Core producer prices rose 1.7 percent in the 12 months ended in March, matching the increase in February, today's report showed. In July 2005, the 12-month increase in core price reached a high of 2.8 percent. The year-over-year increase in core producer prices has averaged about 1.1 percent the past decade.

Costs of intermediate goods, which are partially finished goods such as lumber or steel, fell 0.1 percent last month, the second straight decrease. Prices of raw materials, or so-called crude goods, fell 2.7 percent.

Excluding food and energy, intermediate prices rose 0.1 percent after rising 0.5 percent in February. Core crude goods prices rose 0.8 percent after rising 3.3 percent.

Finished energy prices increased 1.8 percent last month after falling 4.7 percent in February. The costs of gasoline jumped 9.1 percent, the most since November 2004.

Retail unleaded gasoline averaged $2.43 a gallon last month, up from $2.27 for all of last year. Gas averaged $2.683 a gallon in the week ended April 10.

Food prices rose 0.5 percent after falling 2.7 percent a month earlier, the Labor Department said.

Prices for capital equipment rose 0.1 percent for a second month. Costs of light trucks rose 0.1 percent, while prices for civilian aircraft increased 0.2 percent, both smaller gains than the previous month. Construction machinery and equipment prices rose 0.2 percent. Prices for metal-cutting machinery and mining equipment both declined.

Fed Governor Susan Bies said last week in a speech in Los Angeles that policy makers agree the central bank is ``getting closer to the stopping point.''

General Motors Corp. and Ford Motor Co. have reduced prices on some vehicles to revitalize sales and pare excess inventory.

Detroit-based GM hopes to increase profit through a combination of reduced sticker prices, less-generous incentives and fewer sales to rental-car fleets. Last month, the automaker's incentives declined 25 percent from a year earlier, according to Autodata.
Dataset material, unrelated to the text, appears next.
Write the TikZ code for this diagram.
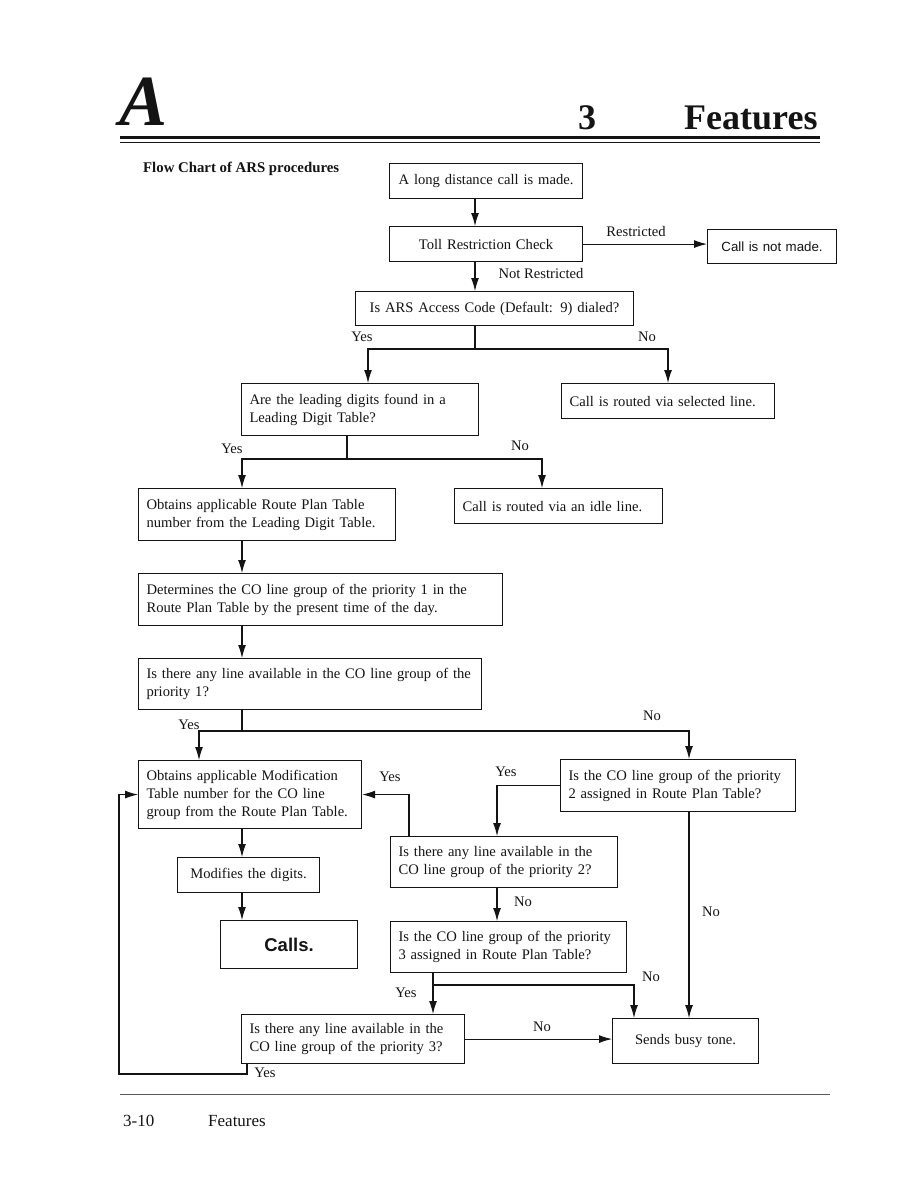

GM's U.S. sales in March fell 14 percent.

Still, some companies are having success passing on higher costs and some economists say that poses a risk of accelerating inflation.

Middletown, Ohio-based AK Steel Corp., the third-largest U.S. producer, said April 5 that it will increase prices for stainless steel products starting April 30, and AMR Corp.'s American Airlines, the world's largest carrier, this month joined U.S. rivals in raising some fares $50 each way.

``Demand around the world and the United States is strong,'' said Daniel Dimicco, chief executive officer of Nucor Corp., the second-largest producer after U.S. Steel Corp. ``Raw material costs are driving steel pricing right along with demand.''

Prices paid to producers of steel mill products rose 0.3 percent after a 0.1 percent rise.

Rising costs for those goods used in earlier stages of production, are ``consistent with our overall view that core consumer price inflation will tick up towards the end of the year,'' said Drew Matus, a senior economist at Lehman Brothers Holdings Inc. in New York.